Deutsch was born in 1929 in Berehove in the Carpathian Mountains, which were then in the most easterly part of Czechoslovakia. In 1938, there were around 6,500 Jews living in Berehove.
Deutsch was a member of a group of Holocaust survivors known as the Boys, despite the fact the group consisted of over 200 girls.
The Boys were teenage and child-Holocaust survivors, who were brought to the UK after World War II for rest and rehabilitation.
Members of the Boys were held in Nazi labour and concentration camps and used as slave labourers. They had also survived World War II in hiding or as lone children.

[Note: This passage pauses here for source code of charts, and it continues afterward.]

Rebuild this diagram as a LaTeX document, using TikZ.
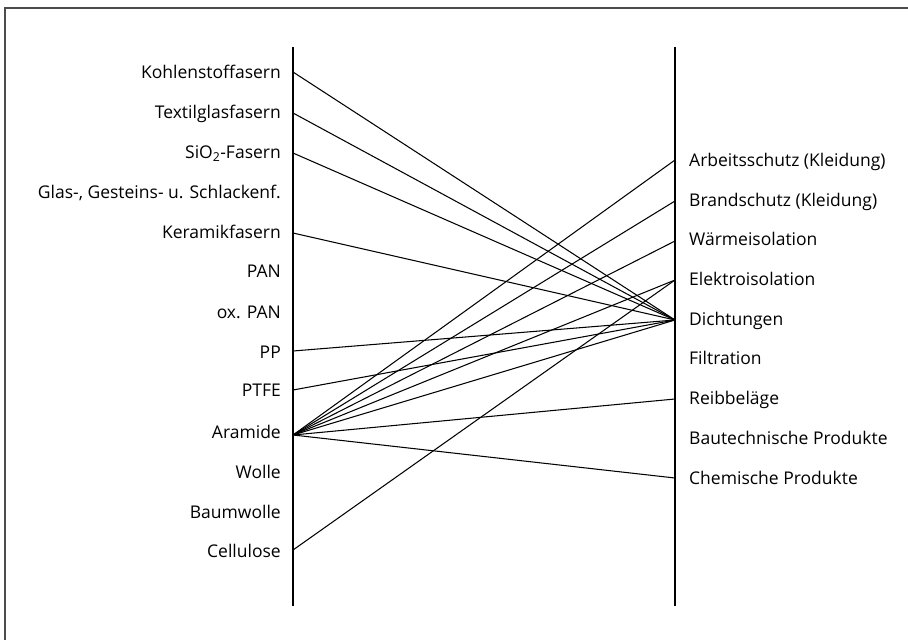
\documentclass[tikz,border=0pt]{standalone}
\usepackage{fontspec}
\setmainfont{Open Sans}
\begin{document}
\begin{tikzpicture}[x=1pt,y=-1pt,
  lab/.style={font=\fontsize{17.5}{20}\selectfont, inner sep=0pt, text height=12.5pt, text depth=0pt},
  llab/.style={lab, anchor=east},
  rlab/.style={lab, anchor=west},
  axis/.style={line width=1.3pt},
  conn/.style={line width=1.05pt},
  frame/.style={line width=1.6pt, black!70}]
\useasboundingbox (0,0) rectangle (908,640);
\draw[frame] (5,640) -- (5,8) -- (908,8);
% axes
\coordinate (LT) at (293,47); \coordinate (LB) at (293,606);
\coordinate (RT) at (675,47); \coordinate (RB) at (675,606);
\draw[axis] (LT) -- (LB);
\draw[axis] (RT) -- (RB);
% left labels
\node[llab] (n1) at (281,72) {Kohlenstoffasern};
\node[llab] (n2) at (281,112) {Textilglasfasern};
\node[llab] (n3) at (281,152) {SiO\textsubscript{2}-Fasern};
\node[llab] (n4) at (281,192) {Glas-, Gesteins- u. Schlackenf.};
\node[llab] (n5) at (281,232) {Keramikfasern};
\node[llab] (n6) at (281,271) {PAN};
\node[llab] (n7) at (281,312) {ox. PAN};
\node[llab] (n8) at (281,352) {PP};
\node[llab] (n9) at (281,390) {PTFE};
\node[llab] (n10) at (281,432) {Aramide};
\node[llab] (n11) at (281,472) {Wolle};
\node[llab] (n12) at (281,512) {Baumwolle};
\node[llab] (n13) at (281,551) {Cellulose};
% right labels
\node[rlab] (m1) at (689,160) {Arbeitsschutz (Kleidung)};
\node[rlab] (m2) at (689,200) {Brandschutz (Kleidung)};
\node[rlab] (m3) at (689,239) {Wärmeisolation};
\node[rlab] (m4) at (689,279) {Elektroisolation};
\node[rlab] (m5) at (689,319) {Dichtungen};
\node[rlab] (m6) at (689,358) {Filtration};
\node[rlab] (m7) at (689,398) {Reibbeläge};
\node[rlab] (m8) at (689,438) {Bautechnische Produkte};
\node[rlab] (m9) at (689,478) {Chemische Produkte};
% attachment points
\coordinate (a1) at (293,72);
\coordinate (a2) at (293,113);
\coordinate (a3) at (293,153);
\coordinate (a5) at (293,233);
\coordinate (a8) at (293,351);
\coordinate (a9) at (293,390);
\coordinate (a10) at (293,435);
\coordinate (a13) at (293,550);
\coordinate (b1) at (675,160);
\coordinate (b2) at (675,201);
\coordinate (b3) at (675,241);
\coordinate (b4) at (675,280);
\coordinate (b5) at (675,320);
\coordinate (b7) at (675,399);
\coordinate (b9) at (675,478);
% connectors
\draw[conn] (a1) -- (b5);
\draw[conn] (a2) -- (b5);
\draw[conn] (a3) -- (b5);
\draw[conn] (a5) -- (b5);
\draw[conn] (a8) -- (b5);
\draw[conn] (a9) -- (b5);
\draw[conn] (a10) -- (b1);
\draw[conn] (a10) -- (b2);
\draw[conn] (a10) -- (b3);
\draw[conn] (a10) -- (b4);
\draw[conn] (a10) -- (b5);
\draw[conn] (a10) -- (b7);
\draw[conn] (a10) -- (b9);
\draw[conn] (a13) -- (b4);
\end{tikzpicture}
\end{document}
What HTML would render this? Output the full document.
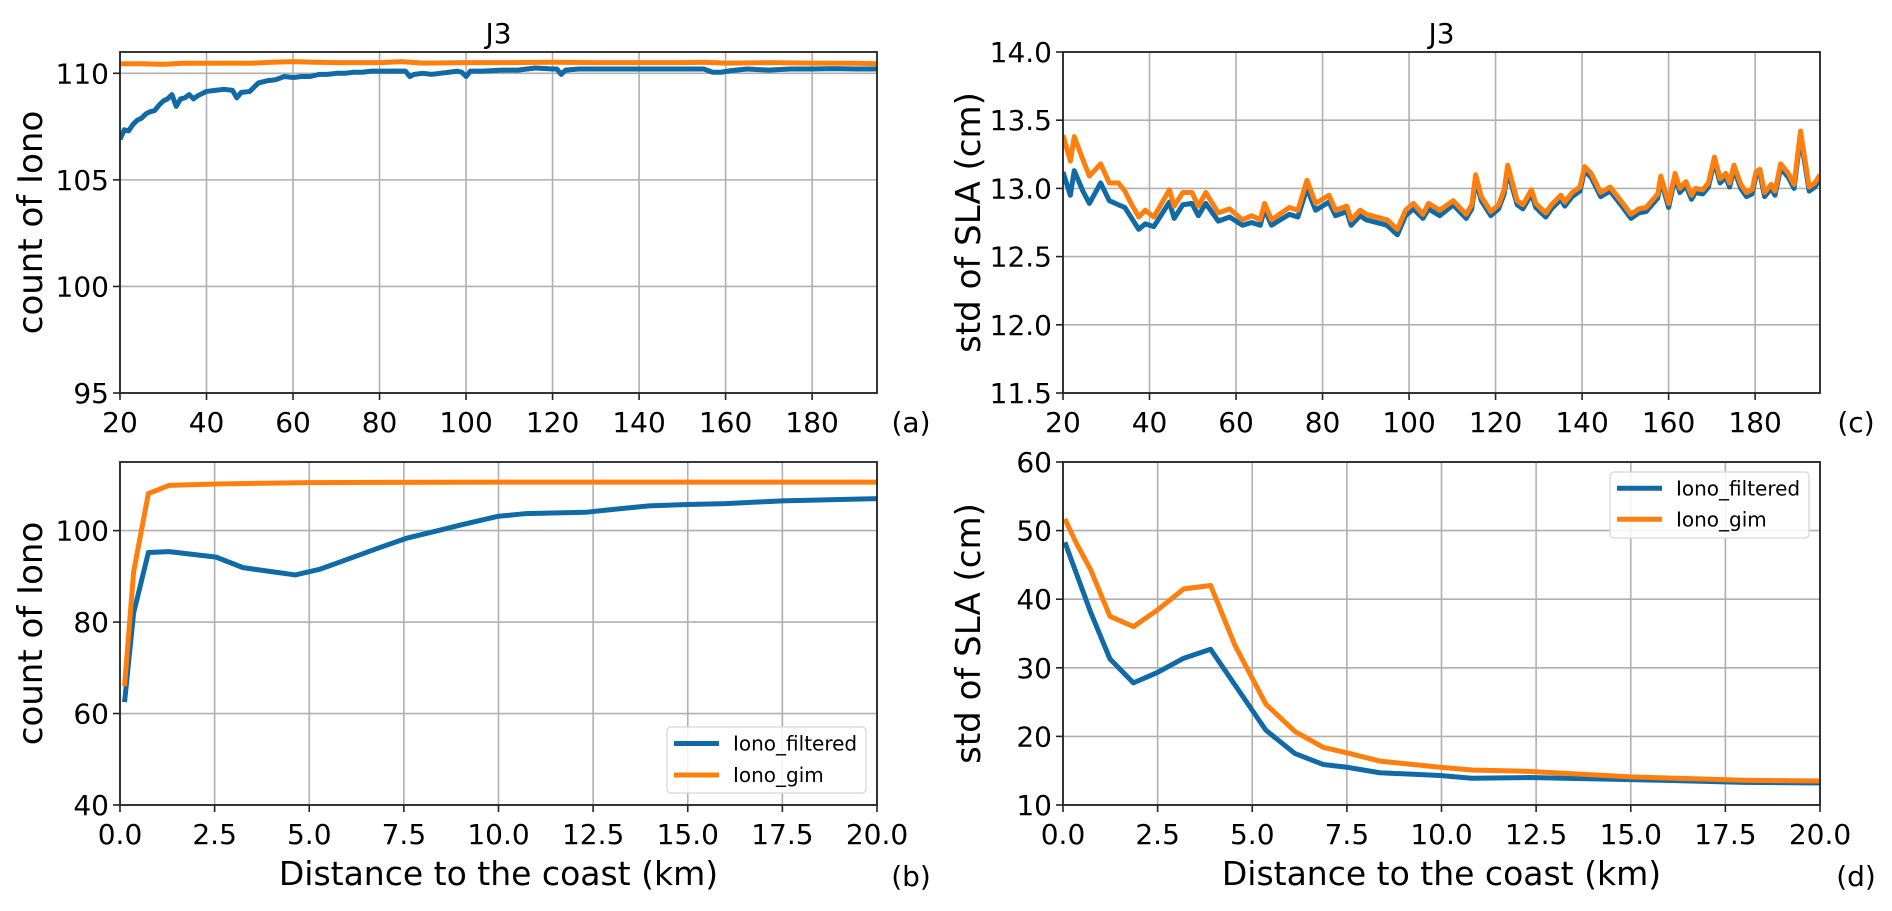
<!DOCTYPE html>
<html><head><meta charset="utf-8"><style>
html,body{margin:0;padding:0;background:#fff;}
svg{display:block;font-family:"DejaVu Sans","Liberation Sans",sans-serif;}
</style></head><body>
<svg id="fig" width="1892" height="911" viewBox="0 0 1892 911" xmlns="http://www.w3.org/2000/svg"></svg>
<script>
// ---- data ----
const aBlue=[[20,106.9],[21,107.35],[22,107.3],[23,107.6],[24,107.8],[25,107.9],[26,108.1],[27,108.2],[28,108.25],[29,108.5],[30,108.7],[31,108.8],[32,109.0],[33,108.45],[34,108.8],[35,108.85],[36,109.0],[37,108.8],[38,108.95],[40,109.15],[42,109.2],[44,109.25],[46,109.2],[47,108.85],[48,109.1],[50,109.15],[52,109.55],[54,109.65],[56,109.7],[58,109.85],[60,109.8],[62,109.85],[64,109.85],[66,109.95],[68,109.95],[70,110.0],[72,110.0],[74,110.05],[76,110.05],[78,110.1],[80,110.1],[84,110.1],[86,110.1],[87,109.85],[88,109.95],[90,110.0],[92,109.95],[94,110.0],[96,110.05],[98,110.1],[99,110.05],[100,109.85],[101,110.1],[104,110.1],[108,110.15],[112,110.15],[116,110.25],[120,110.2],[121,110.2],[122,109.95],[123,110.15],[126,110.2],[130,110.2],[135,110.2],[140,110.2],[145,110.2],[150,110.2],[155,110.2],[157,110.05],[159,110.05],[161,110.12],[165,110.2],[170,110.15],[175,110.2],[180,110.2],[185,110.22],[190,110.2],[195,110.2]];
const aOrange=[[20,110.45],[25,110.45],[30,110.42],[35,110.48],[40,110.47],[45,110.48],[50,110.47],[55,110.52],[60,110.55],[65,110.52],[70,110.5],[80,110.5],[85,110.55],[90,110.48],[100,110.5],[110,110.5],[120,110.52],[130,110.5],[140,110.5],[150,110.5],[155,110.52],[160,110.48],[170,110.5],[180,110.48],[190,110.47],[195,110.45]];
const cOrange=[[20,13.39],[21.7,13.2],[22.6,13.38],[24.6,13.21],[26.1,13.09],[28.7,13.18],[30.7,13.04],[32.8,13.04],[34.3,12.98],[35.9,12.88],[37.5,12.79],[39,12.84],[41,12.79],[44.6,12.99],[45.7,12.87],[47.7,12.97],[49.8,12.97],[51.3,12.87],[53,12.97],[55.9,12.82],[58.5,12.85],[61.5,12.77],[63.6,12.8],[65.6,12.77],[66.6,12.89],[68.2,12.77],[72.3,12.86],[74.3,12.84],[76.4,13.06],[78.4,12.89],[81.5,12.95],[83,12.84],[85.6,12.87],[86.6,12.77],[88.7,12.84],[90.1,12.81],[94.9,12.77],[97.3,12.7],[99.2,12.84],[101,12.89],[103.2,12.81],[104.5,12.89],[107.1,12.84],[110.2,12.91],[113.2,12.81],[114.5,12.88],[115.4,13.1],[116.7,12.94],[118.9,12.83],[120.7,12.88],[122,12.99],[122.8,13.17],[125,12.91],[126.3,12.88],[128.3,12.99],[129.3,12.89],[131.6,12.82],[132.9,12.88],[135.1,12.95],[136,12.9],[137.7,12.97],[139.5,13.01],[140.6,13.16],[142.1,13.11],[144.3,12.97],[146.5,13.01],[149.2,12.9],[151.3,12.81],[153.1,12.85],[154.8,12.86],[157.5,12.96],[158.2,13.09],[160,12.89],[161.5,13.11],[162.6,13.0],[164,13.05],[165.3,12.95],[166.2,13.0],[167.9,12.99],[169.2,13.04],[170.6,13.23],[171.9,13.07],[173.2,13.11],[174.1,13.04],[175.1,13.17],[176.7,13.03],[178,12.97],[179.3,12.99],[180.2,13.12],[181.1,13.14],[182.2,12.97],[183.7,13.03],[184.6,12.98],[185.9,13.18],[187.7,13.11],[189,13.03],[190.5,13.42],[192.5,13.01],[193.8,13.04],[195,13.1]];
const cBlue=[[20,13.12],[21.7,12.95],[22.6,13.13],[24.6,12.98],[26.1,12.89],[28.7,13.04],[30.7,12.91],[32.8,12.88],[34.3,12.86],[35.9,12.78],[37.5,12.7],[39,12.74],[41,12.72],[44.6,12.9],[45.7,12.78],[47.7,12.88],[49.8,12.89],[51.3,12.8],[53,12.89],[55.9,12.76],[58.5,12.79],[61.5,12.73],[63.6,12.75],[65.6,12.73],[66.6,12.85],[68.2,12.73],[72.3,12.81],[74.3,12.79],[76.4,13.0],[78.4,12.84],[81.5,12.9],[83,12.8],[85.6,12.83],[86.6,12.73],[88.7,12.8],[90.1,12.77],[94.9,12.73],[97.3,12.66],[99.2,12.8],[101,12.85],[103.2,12.78],[104.5,12.85],[107.1,12.8],[110.2,12.88],[113.2,12.78],[114.5,12.85],[115.4,13.06],[116.7,12.91],[118.9,12.8],[120.7,12.85],[122,12.96],[122.8,13.13],[125,12.88],[126.3,12.85],[128.3,12.96],[129.3,12.86],[131.6,12.79],[132.9,12.85],[135.1,12.92],[136,12.87],[137.7,12.94],[139.5,12.98],[140.6,13.13],[142.1,13.08],[144.3,12.94],[146.5,12.98],[149.2,12.87],[151.3,12.78],[153.1,12.82],[154.8,12.83],[157.5,12.93],[158.2,13.06],[160,12.86],[161.5,13.08],[162.6,12.97],[164,13.02],[165.3,12.92],[166.2,12.97],[167.9,12.96],[169.2,13.01],[170.6,13.2],[171.9,13.04],[173.2,13.08],[174.1,13.01],[175.1,13.14],[176.7,13.0],[178,12.94],[179.3,12.96],[180.2,13.09],[181.1,13.11],[182.2,12.94],[183.7,13.0],[184.6,12.95],[185.9,13.15],[187.7,13.08],[189,13.0],[190.5,13.38],[192.5,12.98],[193.8,13.01],[195,13.07]];
const bBlue=[[0.12,62.5],[0.36,82],[0.75,95.2],[1.3,95.4],[2.54,94.2],[3.25,91.9],[4.63,90.3],[5.3,91.6],[6.1,94.0],[6.9,96.4],[7.6,98.4],[8.3,99.8],[9.09,101.4],[9.97,103.1],[10.7,103.7],[12.3,104.0],[13.1,104.7],[13.97,105.4],[15.0,105.7],[16.0,105.9],[17.5,106.5],[20,107.0]];
const bOrange=[[0.12,66],[0.36,91],[0.75,108.1],[1.3,109.9],[2.54,110.2],[5.0,110.5],[10,110.6],[15,110.6],[20,110.6]];
const dBlue=[[0.05,48.3],[0.73,38.1],[1.24,31.3],[1.86,27.8],[2.49,29.3],[3.19,31.4],[3.9,32.7],[4.63,26.8],[5.36,20.9],[6.13,17.5],[6.88,15.9],[7.5,15.5],[8.37,14.7],[9.96,14.3],[10.8,13.9],[12.3,14.0],[15,13.7],[15.8,13.6],[18,13.3],[20,13.2]];
const dOrange=[[0.05,51.7],[0.34,48.3],[0.73,44.3],[1.24,37.5],[1.86,36.0],[2.49,38.4],[3.19,41.5],[3.9,42.0],[4.54,33.3],[5.36,24.7],[6.13,20.7],[6.88,18.4],[7.5,17.6],[8.37,16.4],[9.96,15.5],[10.8,15.1],[12.3,14.9],[15,14.1],[18,13.6],[20,13.5]];
const topXTicks=[20,40,60,80,100,120,140,160,180];
const botXTicks=["0.0","2.5","5.0","7.5","10.0","12.5","15.0","17.5","20.0"];
const aYTicks=["95","100","105","110"];
const cYTicks=["11.5","12.0","12.5","13.0","13.5","14.0"];
const bYTicks=["40","60","80","100"];
const dYTicks=["10","20","30","40","50","60"];
const seriesNames=["Iono_filtered","Iono_gim"];

const NS="http://www.w3.org/2000/svg";
const svg=document.getElementById('fig');
const BLUE="#0f6aa6", ORANGE="#ff7f0e";
function mk(tag,attrs,parent){const e=document.createElementNS(NS,tag);for(const k in attrs)e.setAttribute(k,attrs[k]);(parent||svg).appendChild(e);return e;}

function panel(cfg){
  const g=mk('g',{});
  
  
  const L=cfg.L,R=cfg.R,T=cfg.T,B=cfg.B;
  const sx=v=>L+(v-cfg.x0)/(cfg.x1-cfg.x0)*(R-L);
  const sy=v=>B-(v-cfg.y0)/(cfg.y1-cfg.y0)*(B-T);
  cfg.xticks.forEach(t=>{
    const v=parseFloat(t),x=sx(v);
    const gl=mk('line',{x1:x,x2:x,y1:T,y2:B,stroke:'#b0b0b0','stroke-width':1.6},g);
    
    
    mk('line',{x1:x,x2:x,y1:B,y2:B+7,stroke:'#222','stroke-width':1.6},g);
    const tx=mk('text',{x:x,y:B+39,'text-anchor':'middle','font-size':28,fill:'#000'},g);
    tx.textContent=t;
    
    
  });
  cfg.yticks.forEach(t=>{
    const v=parseFloat(t),y=sy(v);
    const gl=mk('line',{x1:L,x2:R,y1:y,y2:y,stroke:'#b0b0b0','stroke-width':1.6},g);
    
    
    mk('line',{x1:L-7,x2:L,y1:y,y2:y,stroke:'#222','stroke-width':1.6},g);
    const tx=mk('text',{x:L-11,y:y+10,'text-anchor':'end','font-size':28,fill:'#000'},g);
    tx.textContent=t;
    
    
  });
  const cp='clip-'+cfg.name;
  const cl=mk('clipPath',{id:cp},g);mk('rect',{x:L,y:T,width:R-L,height:B-T},cl);
  [[cfg.blue,BLUE,'series-iono-filtered'],[cfg.orange,ORANGE,'series-iono-gim']].forEach(s=>{
    const d=s[0].map((p,i)=>(i?'L':'M')+sx(p[0]).toFixed(2)+','+sy(p[1]).toFixed(2)).join(' ');
    const path=mk('path',{d:d,fill:'none',stroke:s[1],'stroke-width':5,'stroke-linejoin':'round','clip-path':'url(#'+cp+')'},g);
    
    
  });
  const fr=mk('rect',{x:L,y:T,width:R-L,height:B-T,fill:'none',stroke:'#222','stroke-width':1.8},g);
  
  
  if(cfg.title){const t=mk('text',{x:(L+R)/2,y:T-9,'text-anchor':'middle','font-size':28,fill:'#000'},g);t.textContent=cfg.title;
    
    }
  const yl=mk('text',{x:0,y:0,'text-anchor':'middle','font-size':34,fill:'#000',transform:`translate(${cfg.ylx},${(T+B)/2}) rotate(-90)`},g);
  yl.textContent=cfg.ylabel;
  
  
  if(cfg.xlabel){const xl=mk('text',{x:(L+R)/2,y:B+80,'text-anchor':'middle','font-size':33,fill:'#000'},g);xl.textContent=cfg.xlabel;
    
    }
  const pl=mk('text',{x:cfg.plx,y:cfg.ply,'text-anchor':'middle','font-size':28,fill:'#000'},g);pl.textContent=cfg.plabel;
  
  
  if(cfg.legend){
    const lg=mk('g',{},g);
    
    
    const [lx,ly,lw,lh,r1,r2]=cfg.legend;
    mk('rect',{x:lx,y:ly,width:lw,height:lh,rx:4,fill:'#fff','fill-opacity':0.85,stroke:'#d8d8d8','stroke-width':1.3},lg);
    [[r1,BLUE,seriesNames[0]],[r2,ORANGE,seriesNames[1]]].forEach(r=>{
      const e=mk('g',{},lg);
      
      
      mk('line',{x1:lx+7,x2:lx+52,y1:r[0],y2:r[0],stroke:r[1],'stroke-width':5},e);
      const t=mk('text',{x:lx+66,y:r[0]+7,'font-size':20,fill:'#000'},e);t.textContent=r[2];
    });
  }
}
panel({name:'panel-a',L:120,R:877,T:52,B:393,x0:20,x1:195,y0:95,y1:111,xticks:topXTicks.map(String),yticks:aYTicks,blue:aBlue,orange:aOrange,title:'J3',ylabel:'count of Iono',ylx:42,plabel:'(a)',plx:911,ply:432});
panel({name:'panel-c',L:1063,R:1820,T:52,B:393,x0:20,x1:195,y0:11.5,y1:14.0,xticks:topXTicks.map(String),yticks:cYTicks,blue:cBlue,orange:cOrange,title:'J3',ylabel:'std of SLA (cm)',ylx:980,plabel:'(c)',plx:1856,ply:432});
panel({name:'panel-b',L:120,R:877,T:462,B:805,x0:0,x1:20,y0:40,y1:115,xticks:botXTicks,yticks:bYTicks,blue:bBlue,orange:bOrange,ylabel:'count of Iono',ylx:42,xlabel:'Distance to the coast (km)',plabel:'(b)',plx:911,ply:886,legend:[667,727,199,66,743.5,775]});
panel({name:'panel-d',L:1063,R:1820,T:462,B:805,x0:0,x1:20,y0:10,y1:60,xticks:botXTicks,yticks:dYTicks,blue:dBlue,orange:dOrange,ylabel:'std of SLA (cm)',ylx:980,xlabel:'Distance to the coast (km)',plabel:'(d)',plx:1856,ply:886,legend:[1610,472,199,66,488.3,519.3]});
</script>
</body></html>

Nothing is known about his childhood or his family.
Slave Labour
It is likely that in 1944 Deutsch was imprisoned in a ghetto set up at the brick factory of Vari with 12,000 other Jews from Berehove and the surrounding area.
All of the inmates at the ghetto were deported to Auschwitz II-Birkenau concentration and extermination camp in occupied Poland in 1944.
A New Life
Deutsch was brought to the UK in March 1946 in the third group of the Boys. Part of this group was brought to the Millisle hostel in Northern Ireland and were known as the ‘Hungarian Group’. Millisle is a small village not far from Belfast.
Deutsch lived in London with his brother Zoltan Deutsch and worked as a jeweller.
On 28 June 1951 he sailed with his brother for Canada from Southampton on the Scythia.
Deutsch died in 1984 in Montreal.
Ignac Deutsch’s Journey 1944-1946

Pre-war Life: Berehove, Czechoslovakia. Forced Journey: → Unknown. After liberation: → Prague, Czechoslovakia → Joins 3rd Group of the Boys → Millisle, Northern Ireland, UK.